For trusses with symmetrical loading, simplify the analysis by assuming that forces in symmetrical members are equal, and use equilibrium equations to calculate the unknown forces.

Answer 1

We are asked to determine the force in the horizontal member \( AB \) of the truss, which can be done using the method of joints or the method of sections. Since the truss is symmetrical, we can simplify the analysis by using equilibrium equations. Step 1: Identify the forces and equilibrium.

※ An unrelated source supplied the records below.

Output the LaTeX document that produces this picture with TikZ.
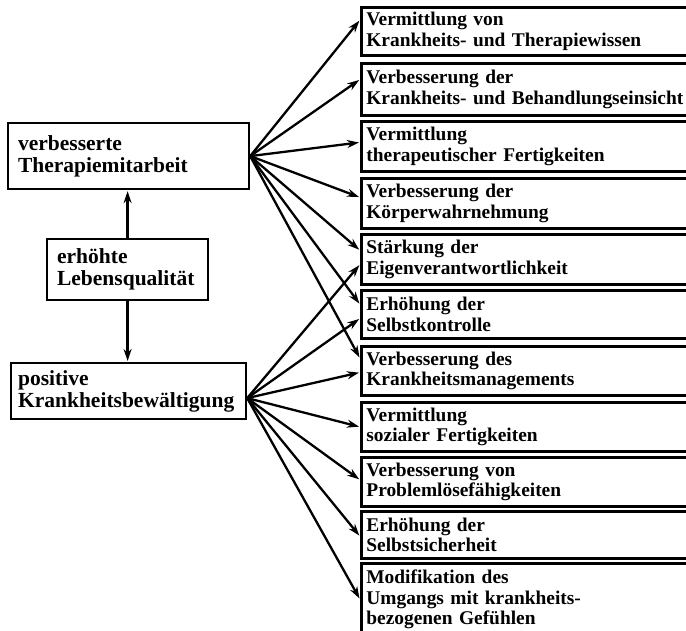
\documentclass[tikz,border=0pt]{standalone}
\usepackage{fontspec}
\setmainfont{Liberation Serif}
\usetikzlibrary{arrows.meta}
\tikzset{
  lbox/.style={draw, line width=2.2pt, anchor=north west, align=left, inner ysep=0pt,
    font=\fontsize{21.5}{22}\selectfont\bfseries},
  rbox/.style={draw, line width=2.8pt, anchor=north west, align=left, inner xsep=5pt, inner ysep=0pt,
    text width=330pt, font=\fontsize{19.4}{20.5}\selectfont\bfseries},
  arr/.style={line width=2.3pt, -{Stealth[length=12pt,width=8pt]}, shorten >=1pt}
}
\begin{document}
\begin{tikzpicture}[x=1pt,y=-1pt]
\useasboundingbox (0,0) rectangle (686,631);
\clip (0,0) rectangle (686,631);
% left boxes
\node[lbox, inner xsep=10pt, text width=221pt, minimum height=66pt] (A) at (7,122) {verbesserte\\Therapiemitarbeit};
\node[lbox, inner xsep=10pt, text width=141pt, minimum height=61pt] (B) at (46,238) {erhöhte\\Lebensqualität};
\node[lbox, inner xsep=7pt, text width=221pt, minimum height=56pt] (C) at (10,362) {positive\\Krankheitsbewältigung};
% right boxes
\node[rbox, minimum height=48pt] (r1) at (360,6) {Vermittlung von\\Krankheits- und Therapiewissen};
\node[rbox, minimum height=52pt] (r2) at (360,62) {Verbesserung der\\Krankheits- und Behandlungseinsicht};
\node[rbox, minimum height=50pt] (r3) at (360,120) {Vermittlung\\therapeutischer Fertigkeiten};
\node[rbox, minimum height=50pt] (r4) at (360,177) {Verbesserung der\\Körperwahrnehmung};
\node[rbox, minimum height=50pt] (r5) at (360,233) {Stärkung der\\Eigenverantwortlichkeit};
\node[rbox, minimum height=48pt] (r6) at (360,289) {Erhöhung der\\Selbstkontrolle};
\node[rbox, minimum height=49pt] (r7) at (360,345) {Verbesserung des\\Krankheitsmanagements};
\node[rbox, minimum height=49pt] (r8) at (360,401) {Vermittlung\\sozialer Fertigkeiten};
\node[rbox, minimum height=49pt] (r9) at (360,456) {Verbesserung von\\Problemlösefähigkeiten};
\node[rbox, minimum height=47pt] (r10) at (360,510) {Erhöhung der\\Selbstsicherheit};
\node[rbox, minimum height=72pt] (r11) at (360,562) {Modifikation des\\Umgangs mit krankheits-\\bezogenen Gefühlen};
% vertical arrows
\draw[arr] (B.north) -- (B.north |- A.south);
\draw[arr] (B.south) -- (B.south |- C.north);
% fan from A
\draw[arr] (A.east) -- ([yshift=11.5pt]r1.west);
\draw[arr] (A.east) -- ([yshift=10pt]r2.west);
\draw[arr] (A.east) -- ([yshift=4pt]r3.west);
\draw[arr] (A.east) -- ([yshift=6pt]r4.west);
\draw[arr] (A.east) -- ([yshift=9pt]r5.west);
\draw[arr] (A.east) -- ([yshift=10pt]r6.west);
\draw[arr] (A.east) -- ([yshift=12.5pt]r7.west);
% fan from C
\draw[arr] ([yshift=-7pt]C.east) -- ([yshift=-5pt]r5.west);
\draw[arr] ([yshift=-7pt]C.east) -- ([yshift=-4pt]r6.west);
\draw[arr] ([yshift=-7pt]C.east) -- ([yshift=-1.5pt]r7.west);
\draw[arr] ([yshift=-7pt]C.east) -- (r8.west);
\draw[arr] ([yshift=-7pt]C.east) -- ([yshift=2pt]r9.west);
\draw[arr] ([yshift=-7pt]C.east) -- ([yshift=-1.5pt]r10.west);
\draw[arr] ([yshift=-7pt]C.east) -- (r11.west);
\end{tikzpicture}
\end{document}
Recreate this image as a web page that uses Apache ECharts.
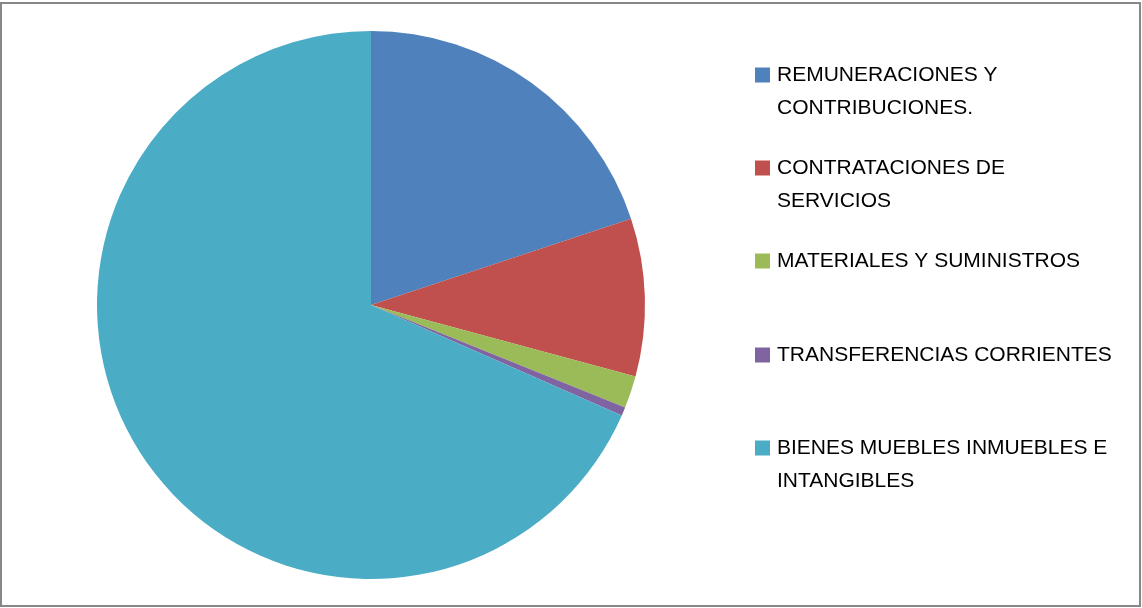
<!DOCTYPE html>
<html><head><meta charset="utf-8">
<script src="https://cdn.jsdelivr.net/npm/echarts@6/dist/echarts.min.js"></script>
<style>html,body{margin:0;padding:0;background:#fff}#c{width:1142px;height:608px}</style>
</head><body><div id="c"></div>
<script>
const categories = ['REMUNERACIONES Y CONTRIBUCIONES.', 'CONTRATACIONES DE SERVICIOS', 'MATERIALES Y SUMINISTROS', 'TRANSFERENCIAS CORRIENTES', 'BIENES MUEBLES INMUEBLES E INTANGIBLES'];
const values = [19.9, 9.3, 1.9, 0.5, 68.4];
const colors = ['#4F81BD', '#C0504D', '#9BBB59', '#8064A2', '#4BACC6'];
const firstLines = ['REMUNERACIONES Y', 'CONTRATACIONES DE', 'MATERIALES Y SUMINISTROS', 'TRANSFERENCIAS CORRIENTES', 'BIENES MUEBLES INMUEBLES E'];
const secondLines = ['CONTRIBUCIONES.', 'SERVICIOS', '', '', 'INTANGIBLES'];
const legendTops = [75, 168, 261, 355, 448];

const FF = '"Liberation Sans", Arial, sans-serif';
const FS = 21;
const chart = echarts.init(document.getElementById('c'));
const legends = categories.map((c, i) => ({
  data: [c], left: 755, top: legendTops[i] - 11, orient: 'vertical',
  itemWidth: 15, itemHeight: 15, itemGap: 0, icon: 'rect', selectedMode: false,
  padding: 0,
  formatter: () => firstLines[i],
  textStyle: {fontFamily: FF, fontSize: FS, color: '#000', lineHeight: 22, padding: [0, 0, 0, 2]}
}));
const graphics = [{type: 'rect', shape: {x: 1, y: 3, width: 1139, height: 603}, style: {fill: 'none', stroke: '#878787', lineWidth: 2}, silent: true}];
secondLines.forEach((t, i) => {
  if (t) graphics.push({type: 'text', left: 777, top: legendTops[i] + 33 - 11, style: {text: t, fill: '#000', fontFamily: FF, fontSize: FS, lineHeight: 22}});
});
chart.setOption({
  animation: false,
  backgroundColor: '#fff',
  color: colors,
  legend: legends,
  graphic: graphics,
  series: [{
    type: 'pie', center: [371, 305], radius: 274, startAngle: 90, clockwise: true,
    label: {show: false}, labelLine: {show: false},
    itemStyle: {borderWidth: 0},
    data: categories.map((c, i) => ({name: c, value: values[i]}))
  }]
});
</script></body></html>
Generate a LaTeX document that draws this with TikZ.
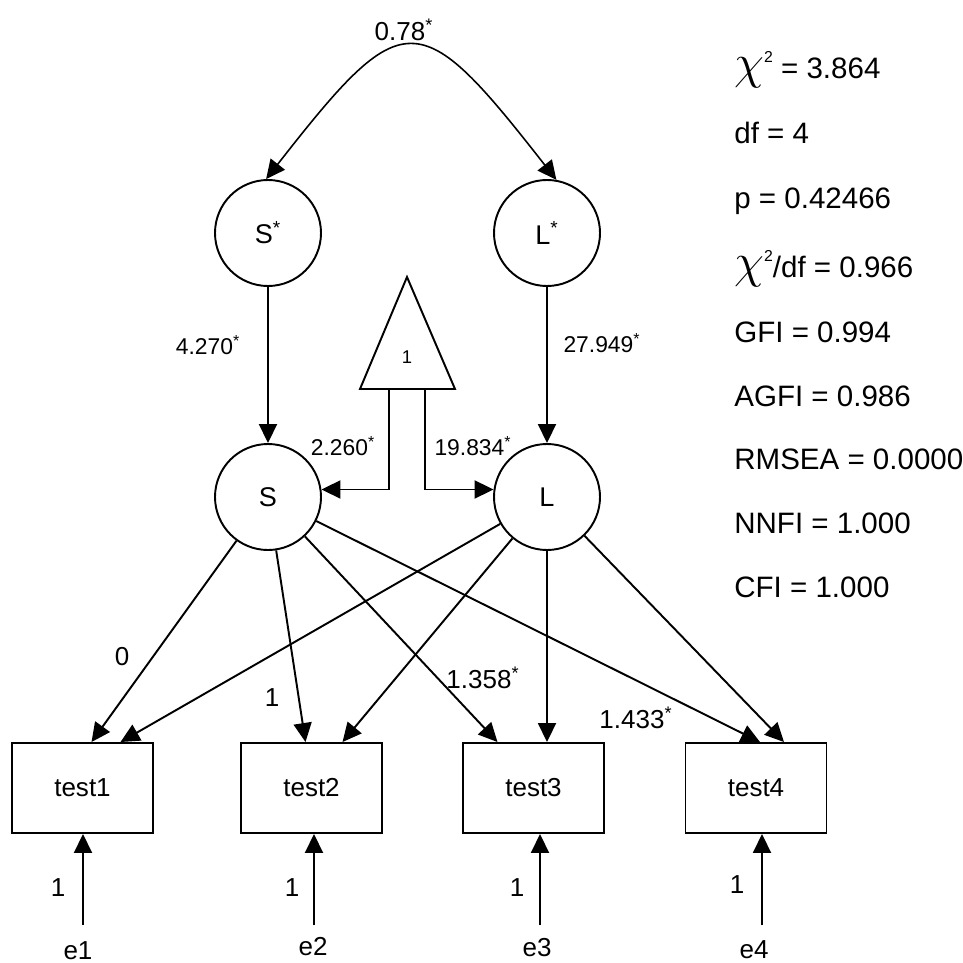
\documentclass[tikz,border=0pt]{standalone}
\usepackage{fontspec}
\setmainfont{Liberation Sans}
\usepackage{graphicx}
\usetikzlibrary{arrows.meta,positioning}

\newcommand{\signif}{\textsuperscript{*}}
\newcommand{\chisq}{\scalebox{1.6}{$\chi$}\raisebox{9pt}{\fontsize{9}{10}\selectfont 2}}

\tikzset{
  latent/.style={circle, draw, line width=1.1pt, minimum size=2.12cm, inner sep=0pt,
    font=\fontsize{15.4}{17}\selectfont},
  observed/.style={rectangle, draw, line width=1.1pt, minimum width=2.82cm,
    minimum height=1.8cm, inner sep=0pt, font=\fontsize{14.8}{17}\selectfont},
  arr/.style={-{Triangle[length=0.38cm,width=0.36cm]}, line width=1.1pt},
  biarr/.style={{Triangle[length=0.38cm,width=0.36cm]}-{Triangle[length=0.38cm,width=0.36cm]}, line width=0.9pt},
  coef/.style={inner sep=0pt, font=\fontsize{14.8}{17}\selectfont},
  smallcoef/.style={inner sep=0pt, font=\fontsize{13}{15}\selectfont},
  fitstat/.style={anchor=base west, inner sep=0pt, font=\fontsize{16.8}{19}\selectfont}
}

\begin{document}
\begin{tikzpicture}
  \useasboundingbox (0,0) rectangle (19.26,-19.26);
  % latent variables
  \node[latent] (Sstar) at (5.36,-4.66) {S\signif};
  \node[latent] (Lstar) at (10.94,-4.66) {L\signif};
  \node[latent] (S) at (5.36,-9.94) {S};
  \node[latent] (L) at (10.94,-9.94) {L};
  % observed variables
  \node[observed] (test1) at (1.65,-15.76) {test1};
  \node[observed] (test2) at (6.23,-15.76) {test2};
  \node[observed] (test3) at (10.67,-15.76) {test3};
  \node[observed] (test4) at (15.12,-15.76) {test4};
  % constant
  \coordinate (apex) at (8.14,-5.54);
  \coordinate (baseL) at (7.2,-7.78);
  \coordinate (baseR) at (9.1,-7.78);
  \draw[line width=1.1pt] (apex)--(baseL)--(baseR)--cycle;
  \node[inner sep=0pt, font=\fontsize{10.5}{12}\selectfont] (one) at (8.14,-7.14) {1};
  \coordinate (tl) at (7.78,-7.78);
  \coordinate (tr) at (8.5,-7.78);
\draw[arr] (tl) |- (S.8);
\draw[arr] (tr) |- (L.172);
\node[smallcoef] (m1) at (6.86,-8.92) {2.260\signif};
\node[smallcoef] (m2) at (9.46,-8.92) {19.834\signif};
  % covariance and paths
\draw[biarr] (Sstar.92) .. controls +(52:4.48) and +(128:4.48) .. (Lstar.80);
\node[coef] (cov) at (8.08,-0.6) {0.78\signif};
\draw[arr] (Sstar)--(S);
\draw[arr] (Lstar)--(L);
\node[smallcoef] (g1) at (4.16,-6.9) {4.270\signif};
\node[smallcoef] (g2) at (12.04,-6.86) {27.949\signif};
  % loadings
\draw[arr] (S)--([xshift=0.18cm]test1.north);
\draw[arr] (L)--([xshift=0.76cm]test1.north);
\draw[arr] (S)--([xshift=-0.12cm]test2.north);
\draw[arr] (L)--([xshift=0.62cm]test2.north);
\draw[arr] (S)--([xshift=-0.72cm]test3.north);
\draw[arr] (L)--([xshift=0.27cm]test3.north);
\draw[arr] (S)--([xshift=0.08cm]test4.north);
\draw[arr] (L)--([xshift=0.56cm]test4.north);
\node[coef] (l1) at (2.44,-13.14) {0};
\node[coef] (l2) at (5.44,-13.96) {1};
\node[coef] (l3) at (9.66,-13.56) {1.358\signif};
\node[coef] (l4) at (12.72,-14.36) {1.433\signif};
  % errors
  \coordinate (e1s) at (1.66,-18.5);
  \coordinate (e2s) at (6.28,-18.5);
  \coordinate (e3s) at (10.8,-18.5);
  \coordinate (e4s) at (15.24,-18.5);
\draw[arr] (e1s)--(e1s |- test1.south);
\draw[arr] (e2s)--(e2s |- test2.south);
\draw[arr] (e3s)--(e3s |- test3.south);
\draw[arr] (e4s)--(e4s |- test4.south);
\node[coef] (e1) at (1.56,-19.02) {e1};
\node[coef] (e2) at (6.26,-18.94) {e2};
\node[coef] (e3) at (10.74,-18.96) {e3};
\node[coef] (e4) at (15.08,-19.0) {e4};
\node[coef] (w1) at (1.16,-17.76) {1};
\node[coef] (w2) at (5.84,-17.76) {1};
\node[coef] (w3) at (10.34,-17.76) {1};
\node[coef] (w4) at (14.74,-17.7) {1};
  % fit indices
\node[fitstat] (chi) at (14.68,-1.57) {\chisq{} = 3.864};
\node[fitstat] (df) at (14.68,-2.87) {df = 4};
\node[fitstat] (pval) at (14.68,-4.17) {p = 0.42466};
\node[fitstat] (ratio) at (14.68,-5.55) {\chisq/df = 0.966};
\node[fitstat] (gfi) at (14.68,-6.85) {GFI = 0.994};
\node[fitstat] (agfi) at (14.68,-8.13) {AGFI = 0.986};
\node[fitstat] (rmsea) at (14.68,-9.39) {RMSEA = 0.0000};
\node[fitstat] (nnfi) at (14.68,-10.67) {NNFI = 1.000};
\node[fitstat] (cfi) at (14.68,-11.95) {CFI = 1.000};
\end{tikzpicture}
\end{document}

Let \( F_{AB} \) be the force in the horizontal member \( AB \). The truss is loaded with a 50 N force applied vertically at joint \( C \). Since the truss is symmetrical, the forces in members \( AC \) and \( BC \) will be equal. At joint \( C \), we can set up the equilibrium equations for both the horizontal and vertical directions. The vertical force at joint \( C \) is balanced by the force components of members \( AC \) and \( BC \). The horizontal force at joint \( C \) is balanced by the force in the horizontal member \( AB \). Step 2: Use equilibrium equations.
For vertical equilibrium at joint \( C \): \[ 2 F_{AC} \sin 45^\circ = 50 \quad \Rightarrow \quad F_{AC} = \frac{50}{2 \sin 45^\circ} = \frac{50}{\sqrt{2}} \approx 35.36 \, {N} \] For horizontal equilibrium at joint \( C \): \[ F_{AB} = F_{AC} \cos 45^\circ = 35.36 \times \cos 45^\circ \approx 35.36 \times 0.707 \approx 25 \, {N} \] Thus, the magnitude of the force in the horizontal member \( AB \) is 25 N.